TransformFilterImplicitJoin

Rob,

I ran into some issue with TransformFilterImplicitJoin

1/ As noted in the javadoc, the join condition can not be between 
literals for the FILTER(?x = ?y) variant.

While the javadoc for the control symbol says "This optimization is 
conservative - it does not take place if there is a potential risk of 
changing query semantics." there is no test that ?x or ?y come from a 
position that ensures one or other is not a literal.

This optimization is on by default. Is this a good idea?

2/ It eliminates dead code - except it also eliminates not-so-dead code 
in the case of EXISTS because the scoping is more complicated.

.. pattern involving ?z ...
FILTER EXIST{ ... FILTER(?x = ?z) }

where one comes from outside from the current row being filtered.

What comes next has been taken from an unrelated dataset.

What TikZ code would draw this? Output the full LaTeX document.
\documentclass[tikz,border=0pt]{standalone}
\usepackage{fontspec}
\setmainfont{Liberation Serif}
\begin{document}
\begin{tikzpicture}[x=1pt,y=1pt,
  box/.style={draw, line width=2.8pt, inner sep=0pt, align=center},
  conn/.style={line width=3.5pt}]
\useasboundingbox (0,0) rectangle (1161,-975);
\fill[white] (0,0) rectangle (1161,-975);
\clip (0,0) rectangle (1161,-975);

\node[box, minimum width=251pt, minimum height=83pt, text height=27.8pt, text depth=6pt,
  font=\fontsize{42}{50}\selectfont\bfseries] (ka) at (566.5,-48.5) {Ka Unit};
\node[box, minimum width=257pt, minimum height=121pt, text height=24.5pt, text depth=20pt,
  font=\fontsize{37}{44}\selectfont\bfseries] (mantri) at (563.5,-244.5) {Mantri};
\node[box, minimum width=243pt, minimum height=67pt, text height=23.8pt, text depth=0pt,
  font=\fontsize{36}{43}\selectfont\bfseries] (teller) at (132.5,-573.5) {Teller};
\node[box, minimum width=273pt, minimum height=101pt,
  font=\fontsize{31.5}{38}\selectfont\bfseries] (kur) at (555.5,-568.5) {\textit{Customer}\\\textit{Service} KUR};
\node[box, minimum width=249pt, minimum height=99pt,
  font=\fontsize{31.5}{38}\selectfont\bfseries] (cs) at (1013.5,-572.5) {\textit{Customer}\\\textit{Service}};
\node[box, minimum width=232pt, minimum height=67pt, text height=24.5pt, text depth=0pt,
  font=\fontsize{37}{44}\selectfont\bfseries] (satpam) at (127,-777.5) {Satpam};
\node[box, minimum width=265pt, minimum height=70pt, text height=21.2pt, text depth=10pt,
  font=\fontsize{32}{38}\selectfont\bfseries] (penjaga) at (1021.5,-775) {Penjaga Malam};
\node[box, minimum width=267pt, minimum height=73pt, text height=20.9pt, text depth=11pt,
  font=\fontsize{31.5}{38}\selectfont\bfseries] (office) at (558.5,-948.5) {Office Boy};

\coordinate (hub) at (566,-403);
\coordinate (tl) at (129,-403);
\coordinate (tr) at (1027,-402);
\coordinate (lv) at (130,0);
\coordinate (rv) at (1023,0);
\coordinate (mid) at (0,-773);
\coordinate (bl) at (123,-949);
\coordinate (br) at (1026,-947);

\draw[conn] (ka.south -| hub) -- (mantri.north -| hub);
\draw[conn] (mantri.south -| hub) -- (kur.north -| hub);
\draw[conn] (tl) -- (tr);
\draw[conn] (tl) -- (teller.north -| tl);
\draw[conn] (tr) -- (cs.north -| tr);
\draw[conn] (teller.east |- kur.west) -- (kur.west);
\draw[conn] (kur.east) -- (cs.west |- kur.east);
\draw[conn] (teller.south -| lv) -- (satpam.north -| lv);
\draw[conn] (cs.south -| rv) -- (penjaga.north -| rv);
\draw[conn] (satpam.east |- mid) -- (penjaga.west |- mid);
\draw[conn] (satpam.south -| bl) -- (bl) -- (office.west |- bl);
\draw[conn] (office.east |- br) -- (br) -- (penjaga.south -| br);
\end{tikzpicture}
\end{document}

This is as much to do with the scoping engine; what caught me is the 
fact that "implicit join" was doing code elimination.

     Andy


Re: TransformFilterImplicitJoin

Posted by Rob Vesse <rv...@dotnetrdf.org>.
Andy

Comments inline:

On 07/11/2016 18:32, "Andy Seaborne" <an...@apache.org> wrote:

    Rob,
    
    I ran into some issue with TransformFilterImplicitJoin
    
    1/ As noted in the javadoc, the join condition can not be between 
    literals for the FILTER(?x = ?y) variant.
    
    While the javadoc for the control symbol says "This optimization is 
    conservative - it does not take place if there is a potential risk of 
    changing query semantics." there is no test that ?x or ?y come from a 
    position that ensures one or other is not a literal.

There is, it is done in the preprocess() method which calls isSafeEquals().  isSafeEquals() considers the variables and their positions found by calling OpVars.mentionedVarsByPosition() and checking that ?x and ?y don’t appear in any unsafe position without also appearing in a safe position.

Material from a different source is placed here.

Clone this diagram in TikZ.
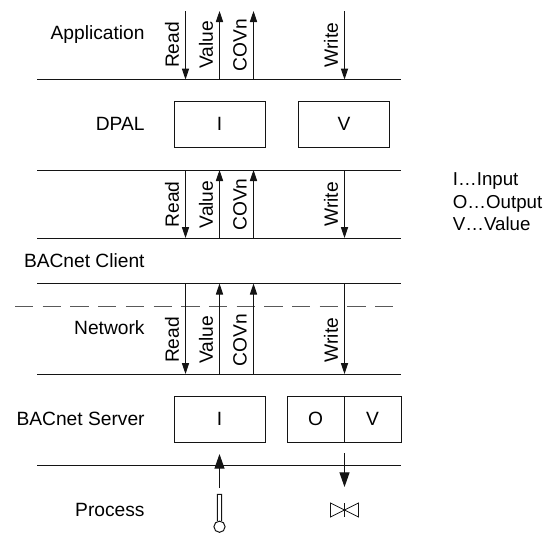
\documentclass[tikz,border=0pt]{standalone}
\usepackage{fontspec}
\setmainfont{Liberation Sans}
\definecolor{ln}{RGB}{20, 20, 20}
\usetikzlibrary{arrows.meta}
\tikzset{
	lbl/.style={inner sep=0pt, font=\fontsize{9.6}{11.5}\selectfont},
	bar/.style={line width=0.5pt, color=ln},
	box/.style={draw=ln, line width=0.5pt, inner sep=0pt, minimum width=45.5pt, minimum height=22.75pt, text depth=0.6pt, font=\fontsize{9.6}{11.5}\selectfont},
	arr/.style={line width=0.5pt, color=ln, -{Triangle[length=5.5pt,width=3.6pt]}},
	bigarr/.style={line width=0.5pt, color=ln, -{Triangle[length=7.3pt,width=5pt]}}
}
\begin{document}
\begin{tikzpicture}[x=0.5pt,y=-0.5pt]
		\useasboundingbox (0, 0) rectangle (544, 532);
		% layer lines
		\foreach \name/\y in {a/79.5, b/170, c/238, d/283.5, e/374, f/465} {
			\coordinate (\name l) at (37, \y);
			\coordinate (\name r) at (401, \y);
			\draw [bar] (\name l) to (\name r);
		}
		\coordinate (dashl) at (15, 306);
		\coordinate (dashr) at (393.5, 306);
		\draw [line width=0.45pt, color=black!65, dash pattern=on 9.15pt off 4.7pt] (dashl) to (dashr);
		% layer names
		\node (app) [lbl, anchor=base east] at (145, 39) {Application};
		\node (dpal) [lbl, anchor=base east] at (145, 130) {DPAL};
		\node (client) [lbl, anchor=base east] at (145, 267) {BACnet Client};
		\node (net) [lbl, anchor=base east] at (145, 334) {Network};
		\node (server) [lbl, anchor=base east] at (145, 425.7) {BACnet Server};
		\node (process) [lbl, anchor=base east] at (145, 516) {Process};
		% boxes
		\node (i1) [box] at (219.5, 124.5) {I};
		\node (v1) [box] at (344, 124.5) {V};
		\node (i2) [box] at (219.5, 419.5) {I};
		\node (o2) [box, minimum width=28.5pt] at (315.5, 419.5) {O};
		\node (v2) [box, minimum width=28.5pt] at (372.5, 419.5) {V};
		% signals
		\foreach \top/\bot/\tag in {11/79.5/a, 170/238/b, 283.5/374/c} {
			\coordinate (rt\tag) at (185.5, \top);
			\coordinate (rb\tag) at (185.5, \bot);
			\coordinate (vt\tag) at (219.5, \top);
			\coordinate (vb\tag) at (219.5, \bot);
			\coordinate (ct\tag) at (253.5, \top);
			\coordinate (cb\tag) at (253.5, \bot);
			\coordinate (wt\tag) at (344.5, \top);
			\coordinate (wb\tag) at (344.5, \bot);
			\draw [arr] (rt\tag) to (rb\tag);
			\draw [arr] (vb\tag) to (vt\tag);
			\draw [arr] (cb\tag) to (ct\tag);
			\draw [arr] (wt\tag) to (wb\tag);
		}
		\foreach \mid/\tag in {45/a, 204.5/b, 340/c} {
			\node (read\tag) [lbl, rotate=90] at (172, \mid) {Read};
			\node (value\tag) [lbl, rotate=90] at (206, \mid) {Value};
			\node (covn\tag) [lbl, rotate=90] at (240, \mid) {COVn};
			\node (write\tag) [lbl, rotate=90] at (331, \mid) {Write};
		}
		% process
		\coordinate (tin) at (219.5, 488);
		\coordinate (tout) at (219.5, 454);
		\coordinate (vin) at (344.5, 453);
		\coordinate (vout) at (344.5, 487);
		\draw [bigarr] (tin) to (tout);
		\draw [bigarr] (vin) to (vout);
		\node (bulb) [circle, draw=ln, line width=0.5pt, minimum size=5.6pt, inner sep=0pt] at (219.5, 526.7) {};
		\draw [line width=0.5pt, color=ln] (bulb.110) -- ++(0, -26.5) -- ++(4.1, 0) -- (bulb.70);
		\coordinate (vc) at (344.5, 510);
		\draw [line width=0.4pt, color=ln] (vc) -- (330.5, 503) -- (330.5, 517) -- cycle;
		\draw [line width=0.4pt, color=ln] (vc) -- (358.5, 503) -- (358.5, 517) -- cycle;
		\draw [line width=0.4pt, color=ln] (344.5, 503) -- (344.5, 517);
		% legend
		\node (leg) [lbl, anchor=north west, align=left, font=\fontsize{9.35}{11.4}\selectfont] at (452.5, 172) {I…Input\\O…Output\\V…Value};
\end{tikzpicture}
\end{document}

preprocess() is called by preprocessFilterImplicitJoin() which is pretty much the first call in the transform.  If it doesn’t find any eligible ?x = ?y expressions it returns null and the transform does not proceed.
    
    This optimization is on by default. Is this a good idea?

 Yes it has huge performance benefits as it often eliminates potential cross products
    
    2/ It eliminates dead code - except it also eliminates not-so-dead code 
    in the case of EXISTS because the scoping is more complicated.
    
    .. pattern involving ?z ...
    FILTER EXIST{ ... FILTER(?x = ?z) }
    
    where one comes from outside from the current row being filtered.
    
    This is as much to do with the scoping engine; what caught me is the 
    fact that "implicit join" was doing code elimination.

The transform was heavily based upon TransformFilterEquality. In fact, I’m pretty sure I copy pasted that and then modify as necessary so any issue that exists also exist there.

 (Aside - Quite frankly EXISTS/NOT EXISTS is a terrible feature that never should’ve made it into the language because it screws with scope so damn much)

 There may also be a similar problem with TransformImplicitLeftJoin which implements much the same logic.
    
         Andy